### What to work on
Take the lines from the one with "Emit a Python" through the one with "fig = plt.figure(figsize=(7, 7.34), dpi=100)", both ends kept, and reproduce them exactly without the pictures.

(Source code of charts)
++++
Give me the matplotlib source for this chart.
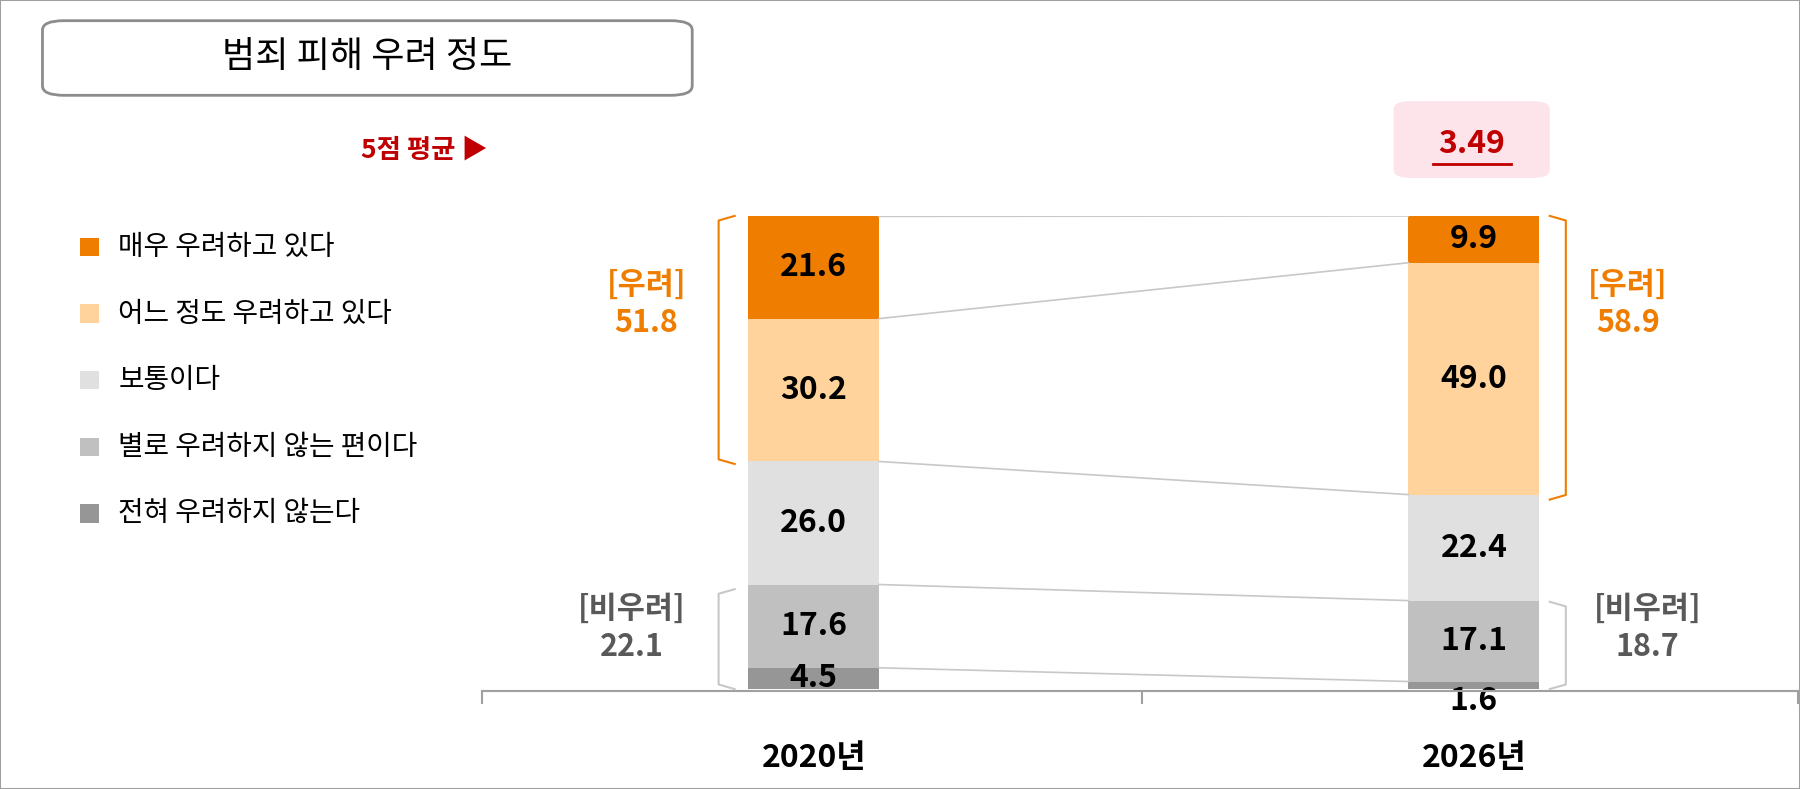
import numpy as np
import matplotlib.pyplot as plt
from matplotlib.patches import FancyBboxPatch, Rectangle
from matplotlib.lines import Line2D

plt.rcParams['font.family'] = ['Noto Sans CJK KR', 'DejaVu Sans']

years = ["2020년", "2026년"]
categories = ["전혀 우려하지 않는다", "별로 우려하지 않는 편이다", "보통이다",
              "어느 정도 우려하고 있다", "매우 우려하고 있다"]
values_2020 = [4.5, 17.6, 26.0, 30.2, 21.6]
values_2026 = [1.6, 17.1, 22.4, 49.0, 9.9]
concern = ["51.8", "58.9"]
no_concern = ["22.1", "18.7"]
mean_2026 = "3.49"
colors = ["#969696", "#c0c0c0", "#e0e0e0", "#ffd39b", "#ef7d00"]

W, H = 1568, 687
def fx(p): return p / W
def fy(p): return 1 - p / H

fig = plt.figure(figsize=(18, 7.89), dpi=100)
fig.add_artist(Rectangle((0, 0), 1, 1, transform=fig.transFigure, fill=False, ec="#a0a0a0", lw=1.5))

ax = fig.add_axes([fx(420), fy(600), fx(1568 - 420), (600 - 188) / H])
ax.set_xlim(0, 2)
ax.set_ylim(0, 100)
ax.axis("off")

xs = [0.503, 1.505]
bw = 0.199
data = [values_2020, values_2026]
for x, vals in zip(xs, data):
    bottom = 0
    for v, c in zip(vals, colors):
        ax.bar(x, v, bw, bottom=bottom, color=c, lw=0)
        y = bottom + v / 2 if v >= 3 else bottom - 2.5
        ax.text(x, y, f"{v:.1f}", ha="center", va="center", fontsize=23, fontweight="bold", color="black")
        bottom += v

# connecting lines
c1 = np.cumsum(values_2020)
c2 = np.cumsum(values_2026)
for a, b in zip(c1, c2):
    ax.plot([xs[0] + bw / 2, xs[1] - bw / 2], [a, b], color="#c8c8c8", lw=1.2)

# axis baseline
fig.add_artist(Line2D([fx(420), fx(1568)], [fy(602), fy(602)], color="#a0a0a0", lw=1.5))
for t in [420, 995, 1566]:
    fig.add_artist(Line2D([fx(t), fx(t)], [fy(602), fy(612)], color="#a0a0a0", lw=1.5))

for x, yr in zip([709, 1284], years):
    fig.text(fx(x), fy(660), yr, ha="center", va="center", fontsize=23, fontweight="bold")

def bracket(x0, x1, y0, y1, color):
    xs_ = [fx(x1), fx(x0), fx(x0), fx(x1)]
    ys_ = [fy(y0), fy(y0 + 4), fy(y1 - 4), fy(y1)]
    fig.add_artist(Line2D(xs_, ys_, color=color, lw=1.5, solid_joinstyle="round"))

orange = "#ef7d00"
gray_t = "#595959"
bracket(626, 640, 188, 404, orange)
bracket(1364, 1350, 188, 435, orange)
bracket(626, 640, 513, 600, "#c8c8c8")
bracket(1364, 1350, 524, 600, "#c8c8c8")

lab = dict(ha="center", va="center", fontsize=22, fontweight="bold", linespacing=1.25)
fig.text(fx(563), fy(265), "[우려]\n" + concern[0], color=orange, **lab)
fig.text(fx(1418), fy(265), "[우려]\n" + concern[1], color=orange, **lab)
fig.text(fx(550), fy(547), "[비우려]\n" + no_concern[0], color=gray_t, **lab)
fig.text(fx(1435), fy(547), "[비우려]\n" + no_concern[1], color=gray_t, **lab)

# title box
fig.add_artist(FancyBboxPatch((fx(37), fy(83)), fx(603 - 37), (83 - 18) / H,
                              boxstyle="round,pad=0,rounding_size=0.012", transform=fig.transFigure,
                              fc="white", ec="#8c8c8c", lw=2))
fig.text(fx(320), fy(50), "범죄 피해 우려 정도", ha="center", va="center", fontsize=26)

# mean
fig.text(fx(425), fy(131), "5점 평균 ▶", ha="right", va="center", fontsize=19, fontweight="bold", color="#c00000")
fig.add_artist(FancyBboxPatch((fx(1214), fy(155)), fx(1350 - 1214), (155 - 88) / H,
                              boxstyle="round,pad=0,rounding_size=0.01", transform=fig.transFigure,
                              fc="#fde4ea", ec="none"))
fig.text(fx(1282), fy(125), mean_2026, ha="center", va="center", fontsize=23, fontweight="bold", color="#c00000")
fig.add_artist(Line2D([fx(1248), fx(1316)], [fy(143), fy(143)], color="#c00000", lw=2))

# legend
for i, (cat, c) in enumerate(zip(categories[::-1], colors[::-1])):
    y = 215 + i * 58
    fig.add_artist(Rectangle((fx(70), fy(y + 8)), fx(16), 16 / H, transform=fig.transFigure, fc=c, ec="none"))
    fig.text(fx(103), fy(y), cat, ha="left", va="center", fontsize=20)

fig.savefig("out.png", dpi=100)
++++
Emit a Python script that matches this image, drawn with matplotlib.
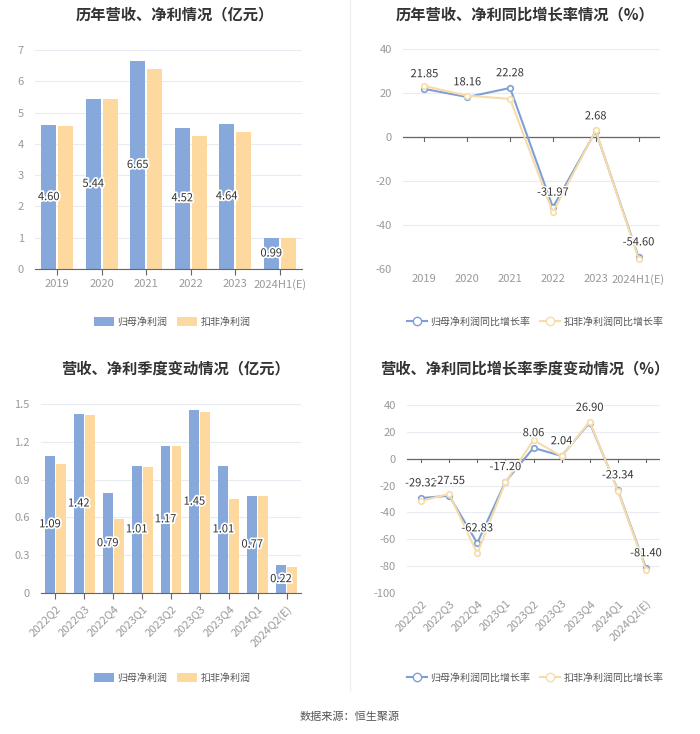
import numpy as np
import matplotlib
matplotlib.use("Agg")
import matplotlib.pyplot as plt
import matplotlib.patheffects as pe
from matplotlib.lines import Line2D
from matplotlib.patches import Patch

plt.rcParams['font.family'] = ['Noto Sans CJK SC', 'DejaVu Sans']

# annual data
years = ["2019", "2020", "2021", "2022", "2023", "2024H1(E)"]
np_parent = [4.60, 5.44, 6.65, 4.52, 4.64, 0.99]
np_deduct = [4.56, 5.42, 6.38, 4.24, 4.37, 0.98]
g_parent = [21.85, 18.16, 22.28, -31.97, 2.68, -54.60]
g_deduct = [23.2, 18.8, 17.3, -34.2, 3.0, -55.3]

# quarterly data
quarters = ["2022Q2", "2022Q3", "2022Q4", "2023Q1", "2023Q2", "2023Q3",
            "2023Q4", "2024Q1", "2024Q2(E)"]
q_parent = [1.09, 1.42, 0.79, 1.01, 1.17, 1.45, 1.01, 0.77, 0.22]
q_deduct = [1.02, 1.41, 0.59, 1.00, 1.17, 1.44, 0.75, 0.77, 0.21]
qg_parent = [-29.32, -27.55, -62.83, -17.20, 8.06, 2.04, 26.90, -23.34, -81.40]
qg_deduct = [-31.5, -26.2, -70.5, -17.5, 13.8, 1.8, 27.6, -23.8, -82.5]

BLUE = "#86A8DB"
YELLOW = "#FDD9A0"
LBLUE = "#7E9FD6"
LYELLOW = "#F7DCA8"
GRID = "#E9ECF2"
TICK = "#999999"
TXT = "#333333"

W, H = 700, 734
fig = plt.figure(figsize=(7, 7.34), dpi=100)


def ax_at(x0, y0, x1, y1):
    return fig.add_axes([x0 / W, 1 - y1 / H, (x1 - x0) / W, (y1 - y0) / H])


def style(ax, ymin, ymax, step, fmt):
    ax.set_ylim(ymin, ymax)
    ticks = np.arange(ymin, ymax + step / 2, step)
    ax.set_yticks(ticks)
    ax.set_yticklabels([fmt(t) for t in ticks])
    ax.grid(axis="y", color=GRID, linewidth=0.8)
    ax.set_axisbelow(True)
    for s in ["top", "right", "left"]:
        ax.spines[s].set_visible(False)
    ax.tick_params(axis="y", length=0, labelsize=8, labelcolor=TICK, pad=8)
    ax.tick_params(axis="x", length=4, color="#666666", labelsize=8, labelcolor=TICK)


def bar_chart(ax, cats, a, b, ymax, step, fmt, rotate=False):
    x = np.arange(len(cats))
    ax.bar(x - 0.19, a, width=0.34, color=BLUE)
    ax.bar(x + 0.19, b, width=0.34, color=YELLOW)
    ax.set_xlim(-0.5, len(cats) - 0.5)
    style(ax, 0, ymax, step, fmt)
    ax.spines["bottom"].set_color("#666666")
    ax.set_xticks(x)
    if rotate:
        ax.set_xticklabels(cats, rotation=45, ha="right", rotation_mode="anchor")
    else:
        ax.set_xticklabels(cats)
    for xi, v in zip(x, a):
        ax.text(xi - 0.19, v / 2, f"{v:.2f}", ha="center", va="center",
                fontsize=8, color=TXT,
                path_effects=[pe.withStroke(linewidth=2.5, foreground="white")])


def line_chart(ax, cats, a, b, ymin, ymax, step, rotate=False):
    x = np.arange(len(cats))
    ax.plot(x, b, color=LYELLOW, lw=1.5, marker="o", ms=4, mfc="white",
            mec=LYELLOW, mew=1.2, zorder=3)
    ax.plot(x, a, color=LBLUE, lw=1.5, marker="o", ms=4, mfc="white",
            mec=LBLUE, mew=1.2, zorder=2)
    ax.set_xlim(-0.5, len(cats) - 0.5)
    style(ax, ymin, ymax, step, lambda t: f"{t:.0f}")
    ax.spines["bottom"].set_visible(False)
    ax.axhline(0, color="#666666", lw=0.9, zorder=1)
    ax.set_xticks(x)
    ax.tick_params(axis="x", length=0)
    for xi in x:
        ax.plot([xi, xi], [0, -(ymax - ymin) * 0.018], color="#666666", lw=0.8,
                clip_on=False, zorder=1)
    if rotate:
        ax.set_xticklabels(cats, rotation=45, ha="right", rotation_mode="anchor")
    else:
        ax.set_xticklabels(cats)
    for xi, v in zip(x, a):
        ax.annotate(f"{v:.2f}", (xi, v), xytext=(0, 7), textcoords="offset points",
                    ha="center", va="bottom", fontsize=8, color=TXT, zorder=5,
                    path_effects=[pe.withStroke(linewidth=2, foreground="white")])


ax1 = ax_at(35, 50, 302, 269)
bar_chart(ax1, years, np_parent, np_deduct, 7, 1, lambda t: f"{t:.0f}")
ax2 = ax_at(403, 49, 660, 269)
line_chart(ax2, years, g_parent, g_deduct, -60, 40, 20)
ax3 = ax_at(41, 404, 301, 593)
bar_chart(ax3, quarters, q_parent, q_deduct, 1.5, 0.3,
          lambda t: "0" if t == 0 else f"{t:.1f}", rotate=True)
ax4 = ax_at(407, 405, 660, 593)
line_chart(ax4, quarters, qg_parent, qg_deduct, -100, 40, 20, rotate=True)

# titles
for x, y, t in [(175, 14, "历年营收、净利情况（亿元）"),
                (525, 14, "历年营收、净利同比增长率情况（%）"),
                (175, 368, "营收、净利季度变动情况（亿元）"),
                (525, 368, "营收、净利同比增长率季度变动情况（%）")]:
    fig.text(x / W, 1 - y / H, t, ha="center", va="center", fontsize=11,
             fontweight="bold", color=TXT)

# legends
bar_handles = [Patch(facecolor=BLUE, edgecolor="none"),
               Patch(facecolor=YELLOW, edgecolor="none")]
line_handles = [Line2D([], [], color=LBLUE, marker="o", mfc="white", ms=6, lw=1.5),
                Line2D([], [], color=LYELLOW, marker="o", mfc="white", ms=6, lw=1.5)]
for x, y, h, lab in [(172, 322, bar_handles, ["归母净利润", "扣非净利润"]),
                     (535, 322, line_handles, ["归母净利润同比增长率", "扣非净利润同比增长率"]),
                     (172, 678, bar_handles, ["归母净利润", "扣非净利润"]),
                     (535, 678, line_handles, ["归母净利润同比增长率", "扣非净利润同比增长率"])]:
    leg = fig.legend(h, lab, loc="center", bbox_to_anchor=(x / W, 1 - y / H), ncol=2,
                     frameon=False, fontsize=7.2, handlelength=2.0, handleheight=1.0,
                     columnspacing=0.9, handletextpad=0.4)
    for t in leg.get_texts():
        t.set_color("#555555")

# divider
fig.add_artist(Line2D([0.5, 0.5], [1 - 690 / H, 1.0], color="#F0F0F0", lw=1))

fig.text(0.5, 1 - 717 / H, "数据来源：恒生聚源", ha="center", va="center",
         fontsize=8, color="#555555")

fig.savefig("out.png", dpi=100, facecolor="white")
++++
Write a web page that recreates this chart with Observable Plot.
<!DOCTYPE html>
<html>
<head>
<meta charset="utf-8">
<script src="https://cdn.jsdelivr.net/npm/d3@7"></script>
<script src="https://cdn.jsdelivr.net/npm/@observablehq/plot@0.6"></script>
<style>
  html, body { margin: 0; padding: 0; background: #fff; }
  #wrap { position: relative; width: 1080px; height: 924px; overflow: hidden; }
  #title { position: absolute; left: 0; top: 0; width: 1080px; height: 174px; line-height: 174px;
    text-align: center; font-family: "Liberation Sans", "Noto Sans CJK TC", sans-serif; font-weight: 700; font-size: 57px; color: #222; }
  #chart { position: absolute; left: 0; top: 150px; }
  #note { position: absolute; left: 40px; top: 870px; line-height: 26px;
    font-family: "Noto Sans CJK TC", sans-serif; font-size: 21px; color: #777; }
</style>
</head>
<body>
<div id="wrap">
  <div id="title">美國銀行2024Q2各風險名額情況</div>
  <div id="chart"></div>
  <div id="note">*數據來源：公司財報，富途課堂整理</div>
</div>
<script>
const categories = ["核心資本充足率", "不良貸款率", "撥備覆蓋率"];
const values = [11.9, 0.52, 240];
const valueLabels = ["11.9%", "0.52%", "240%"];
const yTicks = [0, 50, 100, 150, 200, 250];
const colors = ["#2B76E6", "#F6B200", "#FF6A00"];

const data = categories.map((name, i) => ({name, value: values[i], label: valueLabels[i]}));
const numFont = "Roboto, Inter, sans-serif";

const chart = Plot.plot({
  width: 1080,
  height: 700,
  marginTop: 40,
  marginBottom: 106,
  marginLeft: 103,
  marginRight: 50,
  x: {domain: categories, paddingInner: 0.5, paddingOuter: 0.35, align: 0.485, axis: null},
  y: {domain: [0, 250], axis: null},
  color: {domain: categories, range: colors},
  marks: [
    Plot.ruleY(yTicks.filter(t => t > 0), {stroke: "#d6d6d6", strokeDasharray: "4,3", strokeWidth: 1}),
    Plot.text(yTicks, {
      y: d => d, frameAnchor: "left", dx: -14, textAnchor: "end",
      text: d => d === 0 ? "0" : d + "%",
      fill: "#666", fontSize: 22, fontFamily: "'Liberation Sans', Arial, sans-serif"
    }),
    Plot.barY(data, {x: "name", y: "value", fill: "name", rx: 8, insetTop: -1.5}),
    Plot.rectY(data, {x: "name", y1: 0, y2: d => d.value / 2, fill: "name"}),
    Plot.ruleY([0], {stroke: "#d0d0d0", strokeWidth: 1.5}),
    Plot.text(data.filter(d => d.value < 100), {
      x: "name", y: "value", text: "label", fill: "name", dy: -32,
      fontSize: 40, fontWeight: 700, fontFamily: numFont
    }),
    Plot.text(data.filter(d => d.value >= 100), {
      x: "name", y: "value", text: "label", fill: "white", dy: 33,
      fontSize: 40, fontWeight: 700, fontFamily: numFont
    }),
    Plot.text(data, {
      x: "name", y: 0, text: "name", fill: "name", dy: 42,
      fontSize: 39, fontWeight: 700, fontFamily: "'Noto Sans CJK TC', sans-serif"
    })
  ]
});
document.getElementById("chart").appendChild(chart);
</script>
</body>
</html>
++++
### Response for this exercise
Emit a Python script that matches this image, drawn with matplotlib.
import numpy as np
import matplotlib
matplotlib.use("Agg")
import matplotlib.pyplot as plt
import matplotlib.patheffects as pe
from matplotlib.lines import Line2D
from matplotlib.patches import Patch

plt.rcParams['font.family'] = ['Noto Sans CJK SC', 'DejaVu Sans']

# annual data
years = ["2019", "2020", "2021", "2022", "2023", "2024H1(E)"]
np_parent = [4.60, 5.44, 6.65, 4.52, 4.64, 0.99]
np_deduct = [4.56, 5.42, 6.38, 4.24, 4.37, 0.98]
g_parent = [21.85, 18.16, 22.28, -31.97, 2.68, -54.60]
g_deduct = [23.2, 18.8, 17.3, -34.2, 3.0, -55.3]

# quarterly data
quarters = ["2022Q2", "2022Q3", "2022Q4", "2023Q1", "2023Q2", "2023Q3",
            "2023Q4", "2024Q1", "2024Q2(E)"]
q_parent = [1.09, 1.42, 0.79, 1.01, 1.17, 1.45, 1.01, 0.77, 0.22]
q_deduct = [1.02, 1.41, 0.59, 1.00, 1.17, 1.44, 0.75, 0.77, 0.21]
qg_parent = [-29.32, -27.55, -62.83, -17.20, 8.06, 2.04, 26.90, -23.34, -81.40]
qg_deduct = [-31.5, -26.2, -70.5, -17.5, 13.8, 1.8, 27.6, -23.8, -82.5]

BLUE = "#86A8DB"
YELLOW = "#FDD9A0"
LBLUE = "#7E9FD6"
LYELLOW = "#F7DCA8"
GRID = "#E9ECF2"
TICK = "#999999"
TXT = "#333333"

W, H = 700, 734
fig = plt.figure(figsize=(7, 7.34), dpi=100)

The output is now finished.